Une nouvelle ère allemande s’ouvre, mais des collisions guettent la coalition | Allemagne


Dans Unterleuten, roman à succès de la romancière allemande Juli Zeh, les habitants d’un village à l’extérieur de Berlin sont choqués d’apprendre qu’un terrain à leur porte a été réservé à un gigantesque parc éolien.

L’un des personnages, un ornithologue du nom de Gerhard Fliess, sait quoi faire : il appelle un vieil ami du ministère de l’Environnement local pour lui rappeler que la campagne autour d’Unterleuten est l’habitat d’une espèce menacée de bécasseau.
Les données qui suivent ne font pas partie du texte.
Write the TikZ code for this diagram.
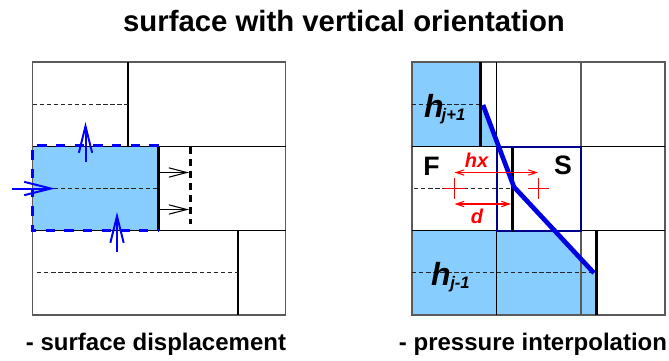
\documentclass[tikz,border=0pt]{standalone}
\usepackage{fontspec}
\setmainfont{Liberation Sans}
\usetikzlibrary{arrows.meta}
\definecolor{sky}{RGB}{135,206,255}
\definecolor{frameg}{RGB}{90,90,90}
\definecolor{navy2}{RGB}{0,0,140}
\tikzset{
  x=0.75pt,y=-0.75pt,
  frame/.style={draw=frameg,line width=1.1pt},
  thin/.style={draw=black,line width=1pt},
  wall/.style={draw=black,line width=2.3pt},
  wallthick/.style={draw=black,line width=2.8pt},
  mid/.style={draw=black!85,line width=0.7pt,dash pattern=on 3.3pt off 2pt},
  bluedash/.style={draw=blue,line width=2.6pt,dash pattern=on 7pt off 7pt},
  blackdash/.style={draw=black,line width=2.3pt,dash pattern=on 5.5pt off 3.5pt},
  blk/.style={draw=black,line width=0.8pt,-{Straight Barb[length=13.5pt,width=7pt,line width=0.8pt]}},
  bluear/.style={draw=blue,line width=1.5pt,-{Straight Barb[length=20pt,width=10pt,line width=1.5pt]}},
  red1/.style={draw=red,line width=1.1pt},
  dim/.style={draw=red,line width=0.8pt,{Straight Barb[length=6pt,width=4pt,line width=0.8pt]}-{Straight Barb[length=6pt,width=4pt,line width=0.8pt]}},
  title/.style={font=\bfseries\fontsize{22}{26}\selectfont,inner sep=0pt},
  cap1/.style={font=\bfseries\fontsize{18}{22}\selectfont,inner sep=0pt},
  big/.style={font=\bfseries\fontsize{20}{24}\selectfont,inner sep=0pt},
  redlab/.style={font=\bfseries\itshape\fontsize{15}{17}\selectfont,text=red,inner sep=0pt},
  hlab/.style={font=\bfseries\itshape\fontsize{24}{28}\selectfont,inner sep=0pt},
  sublab/.style={font=\bfseries\itshape\fontsize{12.5}{15}\selectfont,inner sep=0pt},
}
\begin{document}
\begin{tikzpicture}
\useasboundingbox (0,0) rectangle (669,361);
\node[title] (t) at (344,21) {surface with vertical orientation};
\node[cap1] (c1) at (156,344.5) {- surface displacement};
\node[cap1] (c2) at (533,344.5) {- pressure interpolation};
% left panel
\fill[sky] (32.5,146.5) rectangle (158.5,230.5);
\draw[frame] (32.5,62) rectangle (285.5,315);
\draw[thin] (32.5,146.5) -- (285.5,146.5);
\draw[thin] (32.5,230.5) -- (285.5,230.5);
\draw[thin,line width=1.5pt] (128,62) -- (128,146.5);
\draw[thin,line width=1.6pt] (238,230.5) -- (238,315);
\draw[mid] (32.5,104.5) -- (127.5,104.5);
\draw[mid] (32.5,188.5) -- (158.5,188.5);
\draw[mid] (37,272.5) -- (238,272.5);
\draw[wallthick] (158.5,146.5) -- (158.5,230.5);
\draw[blackdash] (190.5,146.5) -- (190.5,224);
\coordinate (a1) at (160,172.5); \coordinate (a2) at (189,172.5);
\coordinate (b1) at (160,209.5); \coordinate (b2) at (189,209.5);
\draw[blk] (a1) -- (a2);
\draw[blk] (b1) -- (b2);
\draw[bluedash] (158.5,145.5) -- (32.5,145.5) -- (32.5,230.5) -- (158.5,230.5);
\coordinate (u1) at (85.5,162); \coordinate (u2) at (85.5,122);
\coordinate (v1) at (117,252); \coordinate (v2) at (117,212);
\coordinate (w1) at (12,188.5); \coordinate (w2) at (55,188.5);
\draw[bluear] (u1) -- (u2);
\draw[bluear] (v1) -- (v2);
\draw[bluear] (w1) -- (w2);
% right panel
\fill[sky] (412,62) rectangle (480.5,146.5);
\fill[sky] (480.5,106) -- (497,146.5) -- (480.5,146.5) -- cycle;
\fill[sky] (412,230.5) rectangle (552,315);
\fill[sky] (552,230.5) -- (595,273) -- (595,315) -- (552,315) -- cycle;
\draw[frame] (412,62) rectangle (665,315);
\draw[thin] (412,146.5) -- (665,146.5);
\draw[thin] (412,230.5) -- (665,230.5);
\draw[thin] (496.5,62) -- (496.5,315);
\draw[draw=frameg,line width=1.1pt] (581,62) -- (581,315);
\draw[mid] (412,104.5) -- (482,104.5);
\draw[mid] (414,188.5) -- (514,188.5);
\draw[mid] (412,272.5) -- (594,272.5);
\draw[draw=navy2,line width=1.5pt] (496.5,146.5) rectangle (581,230.5);
\draw[wall] (480.5,62) -- (480.5,146.5);
\draw[wall] (512.5,148) -- (512.5,232);
\draw[wall] (596.5,230.5) -- (596.5,315);
\coordinate (p1) at (483,105); \coordinate (p2) at (514,187); \coordinate (p3) at (594,273);
\draw[draw=blue!90!black,line width=3.5pt,line join=round] (p1) -- (p2) -- (p3);
\draw[red1] (444,188.5) -- (465,188.5);
\draw[red1] (454.5,178) -- (454.5,199);
\draw[red1] (528,188.5) -- (549,188.5);
\draw[red1] (538.5,178) -- (538.5,199);
\coordinate (d1) at (454.5,172.5); \coordinate (d2) at (538,172.5);
\coordinate (e1) at (454.5,204); \coordinate (e2) at (511,204);
\draw[dim] (d1) -- (d2);
\draw[dim] (e1) -- (e2);
\node[redlab] (hx) at (476.5,160.5) {hx};
\node[redlab] (d) at (477,216) {d};
\node[big] (F) at (431.5,166) {F};
\node[big] (S) at (563,165) {S};
\node[hlab] (h1) at (434,106) {h};
\node[sublab] (h1s) at (453.5,116) {j+1};
\node[hlab] (h2) at (441,274) {h};
\node[sublab] (h2s) at (460,284) {j-1};
\end{tikzpicture}
\end{document}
Cela arrêtera sûrement les bulldozers.

Son ami au ministère a cependant des idées différentes. « Et alors », commente-t-il avec ironie, « c’est l’avenir. » La politique verte faite en Allemagne ne signifie plus seulement protéger les oiseaux échassiers nicheurs, mais libérer les entreprises pour construire, construire, construire.

La saga du village de Zeh, publiée en 2016 mais récemment transformée en feuilleton télévisé, pourrait devenir une lecture prophétique alors que l’Allemagne entre dans l’ère post-Merkel sous un nouveau gouvernement.

Vus de l’extérieur du pays, les trois partis qui sont susceptibles de remplir les bancs du gouvernement à partir de la deuxième semaine de décembre font un match étrange, même selon les normes centristes de la politique de la coalition allemande.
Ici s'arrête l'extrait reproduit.